AGRA, INDIA — It has been a train journey of a lifetime. The luxury train Palace on Wheels made a weeklong run from New Delhi to some of the fabled cities of the western Indian state of Rajasthan and returned to New Delhi via Agra.
Along the way there were stops at Jaipur, Chittorgarh, Udaypur, Jodepur, and Jaseselmer.
Every town has history, some of it going back millennia or longer. Being on the fabled spice route, Rajasthan and its various kingdoms were coveted by many a ruler of India, and many an epic battle were fought in these lands.
Tales of bravery, sacrifice, intrigue, and unfulfilled love abound; some true, others exaggerated. But they invariably gave rise to myths and legends and add color to its storied past. These tales have become part of the folklore of the region and have entered into the subconscious of the people of Rajasthan.
Every stop along the way opened up new vistas to the backdrop of those ancient tales, but one of the most important highlights of the journey was a day at the Taj Mahal in Agra. I had visited the place in 1986 and had written a cover story for Toledo Magazine in the Sunday Blade.
The Taj Mahal is still serene, still sublimely beautiful, and a wonder to look at. Twenty-five years ago, environmental pollution was marring its face. Now, no fossil-fueled vehicles are allowed within a few miles, and visitors ride electric vehicles to the monument. Its grounds are cleaner, with no family picnics allowed on the grounds — a common sight in the past.
Construction of the Taj Mahal occurred between 1632 and 1653.
PHOTO COURTESY OF S. AMJAD HUSSEIN Enlarge
The story of the Taj Mahal is well-known and rather familiar. Shah Jahan, the Moghul emperor of 17th century India, lost his favorite wife, Mumtaz Mahal, in childbirth in 1631. Heart stricken, the emperor ordered the building of a mausoleum for her on the banks of the Yumana River in the city of Agra.
Twenty thousand men and 1,000 elephants worked for 22 years to complete the masterpiece. Artisans came not only from the length and breadth of India, but also from as far away as Persia, Turkey, and Central Asia. The underlying theme of the extensive decorative work was to create a building that seamlessly incorporated the elements of Indian, Parsian, and broader Islamic art and architecture.
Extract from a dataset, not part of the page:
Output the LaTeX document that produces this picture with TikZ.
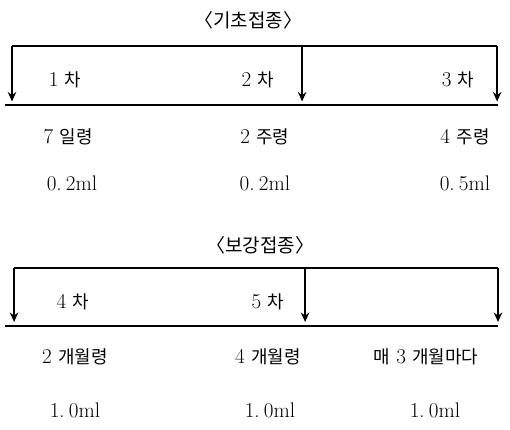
\documentclass[tikz,border=0pt]{standalone}
\usepackage{fontspec}
\newfontfamily\kr{Noto Sans CJK KR}
\newcommand\hg[1]{{\fontsize{17}{20}\selectfont\kr #1}}
\usetikzlibrary{arrows.meta}

\begin{document}
\begin{tikzpicture}[>={Stealth[length=9pt,width=8pt]},shot/.style={->, line width=1.6pt},base/.style={line width=1.4pt},txt/.style={font=\fontsize{20}{24}\selectfont, inner sep=1pt},dose/.style={font=\fontsize{20}{24}\selectfont, inner sep=1pt},title/.style={font=\fontsize{18}{21}\selectfont\kr}]
\useasboundingbox (0,0) rectangle (17,14.333);
% basic vaccination
\node[title] (basic) at (8.28,13.67) {〈기초접종〉};
\coordinate (b1) at (0.4,12.8); \coordinate (b2) at (10.07,12.8); \coordinate (b3) at (16.57,12.8);
\coordinate (bl) at (0.17,10.83); \coordinate (br) at (16.6,10.83);
\draw[base] (b1) -- (b3); \draw[base] (bl) -- (br);
\foreach \c in {b1,b2,b3} \draw[shot] (\c) -- (\c |- 0,10.95);
\node[txt] (d1) at (2.17,11.67) {1 \hg{차}}; \node[txt] (d2) at (8.6,11.67) {2 \hg{차}}; \node[txt] (d3) at (15.27,11.67) {3 \hg{차}};
\node[txt] (a1) at (2.27,9.77) {7 \hg{일령}}; \node[txt] (a2) at (8.83,9.77) {2 \hg{주령}}; \node[txt] (a3) at (15.5,9.77) {4 \hg{주령}};
\node[dose] (v1) at (2.4,8.23) {0.\hspace{0.2em}2ml}; \node[dose] (v2) at (8.83,8.23) {0.\hspace{0.2em}2ml}; \node[dose] (v3) at (15.5,8.23) {0.\hspace{0.2em}5ml};
% booster
\node[title] (boost) at (8.67,6.17) {〈보강접종〉};
\coordinate (k1) at (0.47,5.4); \coordinate (k2) at (10.17,5.4); \coordinate (k3) at (16.6,5.4);
\coordinate (kl) at (0.17,3.47); \coordinate (kr) at (16.6,3.47);
\draw[base] (k1) -- (k3); \draw[base] (kl) -- (kr);
\foreach \c in {k1,k2,k3} \draw[shot] (\c) -- (\c |- 0,3.6);
\node[txt] (d4) at (2.43,4.27) {4 \hg{차}}; \node[txt] (d5) at (8.93,4.27) {5 \hg{차}};
\node[txt] (m1) at (2.5,2.43) {2 \hg{개월령}}; \node[txt] (m2) at (8.93,2.43) {4 \hg{개월령}}; \node[txt] (m3) at (14.2,2.43) {\hg{매} 3 \hg{개월마다}};
\node[dose] (w1) at (2.5,0.67) {1.\hspace{0.2em}0ml}; \node[dose] (w2) at (9.0,0.67) {1.\hspace{0.2em}0ml}; \node[dose] (w3) at (14.5,0.67) {1.\hspace{0.2em}0ml};
\end{tikzpicture}
\end{document}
The building is a perfect cube and looks the same from all sides. The four minarets are slightly tilted away from the building to prevent them from falling on the building in case of a big earthquake.
Throughout the building, the marble walls are decorated with intricate inlay of precious and semi-precious stones. Keeping with strict Islamic tradition there is no representation of human or animal images. Instead, the decorative work shows either geometric designs or flowering plants. The same inlay technique was used to inscribe passages from the Qur’an on the entry way and the three side doors of the building.
The dome almost looks translucent. It absorbs the light rather than reflect it, thus making it serene in any light. In the subtle light of a full moon, the whole monument glows.
Architectural symmetry is the hallmark of Mughal buildings. A mosque built to the west of the Taj Mahal created asymmetry. So a mirror image building, used as the guesthouse, was built on the east side. The building is called Jawaab in Urdu and Hindi, meaning the Answer in Hindi and Urdu (to the asymmetry).
The identity of the architect who designed and supervised the masterpiece is not known. Available evidence points to one of the two men by the names of Ustad Isa Shirazi and Ustad Ahmad Lahauri. However, nothing much is known about them.
At the completion in 1652, the remains of queen Mumtaz Mahal were laid to rest in the mausoleum.
But the story did not end there. Four years later, in 1658, Emperor Shah Jahan was deposed by his son Aurangzeb and was imprisoned in Agra Fort a few miles from the Taj Mahal. The deposed king spent the remaining eight years of his life as a prisoner gazing at the masterpiece he had created for his beloved wife.
Upon his death in 1666, Shah Jahan was laid to rest in the monument by his wife’s side.
The Taj Mahal has been celebrated as a symbol of eternal love, and much has been written about the dedication of a man who expressed his love for a woman in such an elegant and exquisite way.
But there have also been those who look at the monument with different eyes.
Sahir Ludhianvi, a celebrated Urdu language poet from India, wrote a poem about the Taj Mahal in the early 1950s in which he drew a parallel between the love expressed by the haves and have-nots. It says in part: “O my love, let us meet not at Taj but somewhere else.
“Uncounted numbers of people have loved in this world, Who could say theirs was not the true love?
“But they remain uncelebrated and unsung, Because they were also poor like the two of us Look at the vast manicured lawns and exquisite gardens on the bank of Yumana River Look at the beautiful arches, the doors and the ornate niches, and think, Just because he could, a king used his wealth to make fun of the love of poor like us.
“Please my love, let us meet some place else."